(INFORMATION SHOWN):
## START
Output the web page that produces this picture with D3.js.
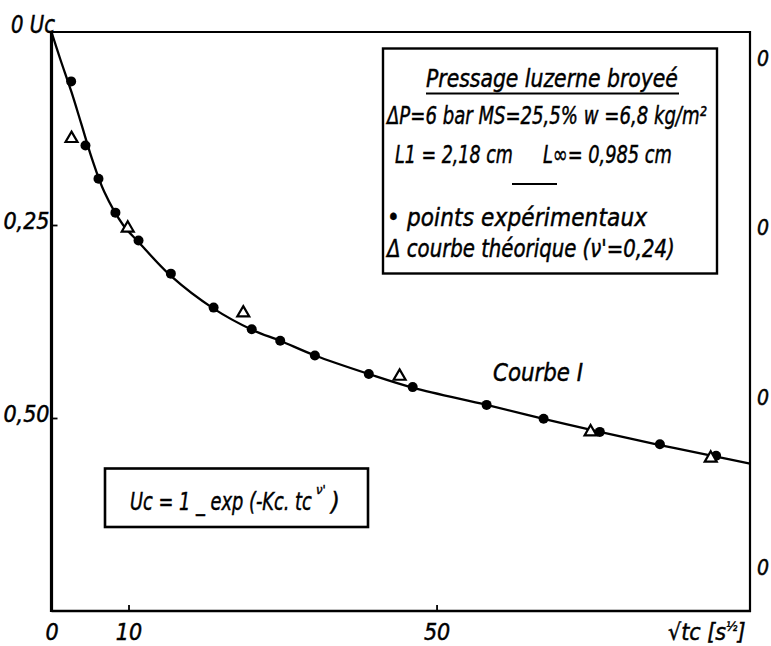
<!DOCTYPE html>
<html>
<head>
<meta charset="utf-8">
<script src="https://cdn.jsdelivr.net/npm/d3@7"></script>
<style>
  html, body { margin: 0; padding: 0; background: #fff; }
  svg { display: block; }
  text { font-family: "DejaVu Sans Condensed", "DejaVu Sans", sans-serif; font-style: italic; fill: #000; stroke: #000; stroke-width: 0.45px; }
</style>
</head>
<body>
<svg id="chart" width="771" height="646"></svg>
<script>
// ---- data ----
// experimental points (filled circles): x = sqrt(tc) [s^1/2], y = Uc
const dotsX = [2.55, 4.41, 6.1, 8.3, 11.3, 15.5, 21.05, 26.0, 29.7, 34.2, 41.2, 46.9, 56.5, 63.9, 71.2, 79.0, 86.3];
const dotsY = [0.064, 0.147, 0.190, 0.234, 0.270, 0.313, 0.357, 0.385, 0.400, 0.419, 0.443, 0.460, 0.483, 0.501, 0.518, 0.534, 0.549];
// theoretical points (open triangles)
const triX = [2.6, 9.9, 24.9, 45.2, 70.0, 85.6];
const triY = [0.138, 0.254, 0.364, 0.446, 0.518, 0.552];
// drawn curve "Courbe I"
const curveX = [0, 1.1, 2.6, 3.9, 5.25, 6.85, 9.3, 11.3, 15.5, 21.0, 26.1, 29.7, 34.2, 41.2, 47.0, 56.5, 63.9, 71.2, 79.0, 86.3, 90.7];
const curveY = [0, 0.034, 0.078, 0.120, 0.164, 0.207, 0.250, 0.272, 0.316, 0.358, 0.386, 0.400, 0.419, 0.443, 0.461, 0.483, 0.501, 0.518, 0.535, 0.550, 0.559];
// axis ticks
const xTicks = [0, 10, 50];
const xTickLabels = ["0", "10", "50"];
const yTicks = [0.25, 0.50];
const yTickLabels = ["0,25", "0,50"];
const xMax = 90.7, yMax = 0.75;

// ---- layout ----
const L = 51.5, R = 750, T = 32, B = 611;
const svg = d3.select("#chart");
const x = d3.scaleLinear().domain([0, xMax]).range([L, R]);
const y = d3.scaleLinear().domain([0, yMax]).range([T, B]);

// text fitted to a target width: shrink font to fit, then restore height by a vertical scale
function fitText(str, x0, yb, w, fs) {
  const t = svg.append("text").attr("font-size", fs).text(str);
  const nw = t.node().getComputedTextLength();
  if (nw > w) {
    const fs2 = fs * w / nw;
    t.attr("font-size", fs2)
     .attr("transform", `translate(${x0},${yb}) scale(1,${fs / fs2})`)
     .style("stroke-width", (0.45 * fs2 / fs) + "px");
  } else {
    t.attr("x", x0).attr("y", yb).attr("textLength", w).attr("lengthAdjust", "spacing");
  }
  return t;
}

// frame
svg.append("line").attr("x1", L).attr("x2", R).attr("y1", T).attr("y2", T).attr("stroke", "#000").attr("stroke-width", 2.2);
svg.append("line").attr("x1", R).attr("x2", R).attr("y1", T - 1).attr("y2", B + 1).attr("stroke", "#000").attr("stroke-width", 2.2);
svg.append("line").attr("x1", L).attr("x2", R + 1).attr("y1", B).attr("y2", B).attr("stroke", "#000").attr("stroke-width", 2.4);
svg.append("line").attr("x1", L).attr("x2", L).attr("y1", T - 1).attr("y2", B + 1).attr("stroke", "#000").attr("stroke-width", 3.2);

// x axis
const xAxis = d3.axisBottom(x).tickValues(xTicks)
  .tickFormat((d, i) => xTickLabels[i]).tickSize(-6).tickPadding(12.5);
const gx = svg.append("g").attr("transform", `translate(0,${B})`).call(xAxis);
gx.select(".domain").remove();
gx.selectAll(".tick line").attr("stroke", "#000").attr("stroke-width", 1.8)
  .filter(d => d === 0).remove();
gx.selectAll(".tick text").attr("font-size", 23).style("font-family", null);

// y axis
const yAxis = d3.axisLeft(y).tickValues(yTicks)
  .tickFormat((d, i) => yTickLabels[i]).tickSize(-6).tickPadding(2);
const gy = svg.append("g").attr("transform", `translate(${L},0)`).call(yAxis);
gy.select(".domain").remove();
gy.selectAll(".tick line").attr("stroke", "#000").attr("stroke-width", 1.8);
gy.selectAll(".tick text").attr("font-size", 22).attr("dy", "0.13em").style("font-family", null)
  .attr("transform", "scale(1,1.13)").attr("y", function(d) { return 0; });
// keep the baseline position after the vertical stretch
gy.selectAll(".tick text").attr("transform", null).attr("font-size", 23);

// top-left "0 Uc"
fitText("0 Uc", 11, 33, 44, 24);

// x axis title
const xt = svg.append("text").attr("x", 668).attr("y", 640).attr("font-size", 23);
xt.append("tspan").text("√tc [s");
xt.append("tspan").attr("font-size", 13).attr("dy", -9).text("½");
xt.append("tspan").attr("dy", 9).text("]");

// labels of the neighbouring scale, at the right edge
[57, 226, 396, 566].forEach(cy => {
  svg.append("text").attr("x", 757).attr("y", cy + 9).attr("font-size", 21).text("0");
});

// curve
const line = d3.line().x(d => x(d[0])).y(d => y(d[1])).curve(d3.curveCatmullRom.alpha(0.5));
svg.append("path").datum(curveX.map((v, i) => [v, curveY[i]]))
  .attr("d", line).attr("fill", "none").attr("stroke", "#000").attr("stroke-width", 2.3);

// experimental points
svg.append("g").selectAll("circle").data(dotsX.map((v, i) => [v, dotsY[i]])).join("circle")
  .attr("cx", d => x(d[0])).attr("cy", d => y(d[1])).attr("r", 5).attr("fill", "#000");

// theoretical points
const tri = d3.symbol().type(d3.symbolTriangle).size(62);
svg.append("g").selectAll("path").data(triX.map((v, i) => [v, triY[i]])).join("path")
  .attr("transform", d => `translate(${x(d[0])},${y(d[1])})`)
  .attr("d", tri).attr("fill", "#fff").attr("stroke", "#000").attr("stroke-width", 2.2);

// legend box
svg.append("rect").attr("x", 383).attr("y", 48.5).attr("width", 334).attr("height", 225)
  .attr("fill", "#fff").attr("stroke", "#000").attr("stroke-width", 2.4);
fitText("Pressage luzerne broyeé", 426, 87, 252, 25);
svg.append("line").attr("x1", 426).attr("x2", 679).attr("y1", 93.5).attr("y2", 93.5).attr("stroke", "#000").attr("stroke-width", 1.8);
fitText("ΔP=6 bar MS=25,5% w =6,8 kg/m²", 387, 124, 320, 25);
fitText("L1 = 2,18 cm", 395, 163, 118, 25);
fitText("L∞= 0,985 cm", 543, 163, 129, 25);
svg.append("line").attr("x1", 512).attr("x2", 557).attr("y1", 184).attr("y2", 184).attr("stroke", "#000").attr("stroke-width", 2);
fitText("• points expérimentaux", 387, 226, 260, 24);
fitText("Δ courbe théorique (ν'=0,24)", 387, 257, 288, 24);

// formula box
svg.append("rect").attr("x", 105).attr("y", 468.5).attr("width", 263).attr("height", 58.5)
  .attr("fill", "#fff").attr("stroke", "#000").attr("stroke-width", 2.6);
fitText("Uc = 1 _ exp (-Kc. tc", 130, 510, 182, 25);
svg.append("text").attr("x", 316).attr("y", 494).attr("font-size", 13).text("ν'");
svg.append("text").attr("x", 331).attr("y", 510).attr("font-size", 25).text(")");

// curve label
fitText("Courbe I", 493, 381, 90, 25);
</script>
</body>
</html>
## END
(WHAT THIS TASK INVOLVES):
Emit the lines of the material exactly, from its first line to the line containing "const xMax = 90.7, yMax = 0.75;", inclusive; leave every picture out.

(OUTPUT):
Output the web page that produces this picture with D3.js.
<!DOCTYPE html>
<html>
<head>
<meta charset="utf-8">
<script src="https://cdn.jsdelivr.net/npm/d3@7"></script>
<style>
  html, body { margin: 0; padding: 0; background: #fff; }
  svg { display: block; }
  text { font-family: "DejaVu Sans Condensed", "DejaVu Sans", sans-serif; font-style: italic; fill: #000; stroke: #000; stroke-width: 0.45px; }
</style>
</head>
<body>
<svg id="chart" width="771" height="646"></svg>
<script>
// ---- data ----
// experimental points (filled circles): x = sqrt(tc) [s^1/2], y = Uc
const dotsX = [2.55, 4.41, 6.1, 8.3, 11.3, 15.5, 21.05, 26.0, 29.7, 34.2, 41.2, 46.9, 56.5, 63.9, 71.2, 79.0, 86.3];
const dotsY = [0.064, 0.147, 0.190, 0.234, 0.270, 0.313, 0.357, 0.385, 0.400, 0.419, 0.443, 0.460, 0.483, 0.501, 0.518, 0.534, 0.549];
// theoretical points (open triangles)
const triX = [2.6, 9.9, 24.9, 45.2, 70.0, 85.6];
const triY = [0.138, 0.254, 0.364, 0.446, 0.518, 0.552];
// drawn curve "Courbe I"
const curveX = [0, 1.1, 2.6, 3.9, 5.25, 6.85, 9.3, 11.3, 15.5, 21.0, 26.1, 29.7, 34.2, 41.2, 47.0, 56.5, 63.9, 71.2, 79.0, 86.3, 90.7];
const curveY = [0, 0.034, 0.078, 0.120, 0.164, 0.207, 0.250, 0.272, 0.316, 0.358, 0.386, 0.400, 0.419, 0.443, 0.461, 0.483, 0.501, 0.518, 0.535, 0.550, 0.559];
// axis ticks
const xTicks = [0, 10, 50];
const xTickLabels = ["0", "10", "50"];
const yTicks = [0.25, 0.50];
const yTickLabels = ["0,25", "0,50"];
const xMax = 90.7, yMax = 0.75;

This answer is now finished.